Hibakusha, i sopravvissuti di Hiroshima e Nagasaki
Hibakusha sono chiamate tutte le persone che sono sopravvissute al bombardamento atomico di Hiroshima, 6 agosto 1945, e di Nagasaki, 9 agosto 1945, date delle quali ricorre il settantesimo anniversario. In giapponese il significato di questo termine è traducibile come «persona affetta dall’esplosione», un’immagine figurata del peso di un dolore straziante ed incancellabile. Per lungo tempo fu sinonimo di «emarginato, reietto», esseri umani scheletri di se stessi, mutilati nella carne e nella mente.
Il premio Nobel giapponese della letteratura Kenzaburo Oe li definisce «coloro che non si suicidarono nonostante avessero tutte le ragioni per farlo; che hanno salvato la dignità umana in mezzo alle più orrende condizioni mai sofferte dall’umanità». Doppi sopravvissuti, dal suicidio oltre che dal bombardamento senza preavviso che polverizzò e devastò prima Hiroshima con la potenza equivalente a 13 chilotoni, uccidendo sul colpo tra le settantamila e le ottantamila persone, poi Nagasaki, dove si calcola che a morire furono circa ottantamila persone. Almeno duecentomila persone invece morirono nei mesi seguenti a causa delle radiazioni, una lenta agonia fatta di nausea, vomito, debolezza, febbre alta, diarrea, caduta dei capelli e perdita di sangue da naso, bocca, occhi e orecchie. Una decomposizione lenta, che partiva dall’interno e che riempiva l’aria di un odore insopportabile.
Una scia infinita di morte che non mollò la presa negli anni a seguire, dove a mietere vittime innocenti c’erano la leucemia, il cancro e tutto il corollario di gravi malattie date dalle radiazioni, non solamente quelle primarie ma anche quelle secondarie e residue. Un marchio nefasto che si passava a figli e nipoti, di generazione in generazione.
Gli Habakusha furono i testimoni di questo inferno, dal quale fu quasi impossibile ritornare, incastrati nei ricordi di quella luce abbagliante portatrice di un calore indefinibile, che raggiunse i quarantamila gradi centigradi, e di un vento di una violenza inaudita, capace cancellare ed annientare ogni cosa in un battito di ciglia.

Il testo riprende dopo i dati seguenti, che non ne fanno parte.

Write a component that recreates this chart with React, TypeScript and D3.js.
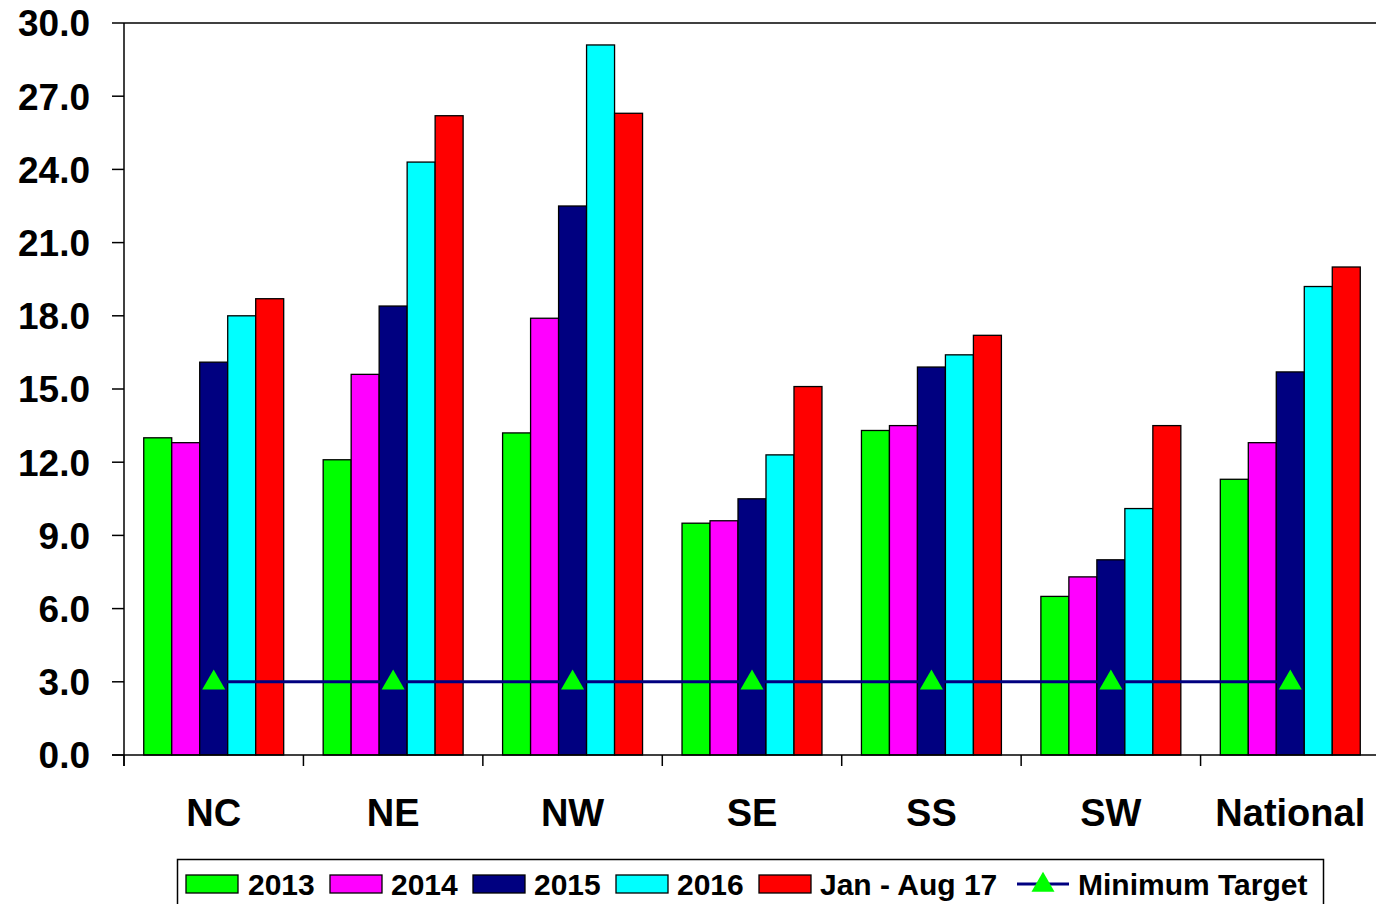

Gli Hibakusha furono coloro che brancolavano disorientati tra le macerie, la pelle a penzolare a brandelli e bulbi oculari raccolti tra le mani, molti chiedendo aiuto per il figlio morto stretto tra le braccia come se fosse ancora vivo.
Gli Hibakusha furono coloro che dovettero affrontare la solitudine per aver perso parenti ed amici, ed il rimorso per non essere stati capaci di salvarli da sotto le macerie o dalle fiamme. Un esser soli amplificato dalla paura di sposarsi e mettere al mondo figli destinati a malformazioni e sofferenze. Non solo, imperava una discriminazione verso gli Hibakusha che li rendeva esclusi dall’essere scelti come futuri consorti.
Proprio per non dimenticare e per fare in modo non si ripetano altre Hiroshima e Nagasaki, esiste in Giappone il movimento degli Hibakusha che si batte affinché siano messe al bando le armi nucleari. Il loro incitamento è: «Vincete la repulsione e non abbiate paura di fissare i vostri occhi sulle orribili immagini di Hiroshima e Nagasaki, esse servono a ricordarvi che, finché esisteranno sulla Terra armi nucleari, ci sarà sempre per ciascuno di voi il pericolo di diventare un Hibakusha, un sopravvissuto!».
Una lotta che è una speranza, incisa anche in un lapide nei pressi dell’ipocentro di Hiroshima: «Non ripeteremo mai più l’errore». L’uomo ne sarà capace?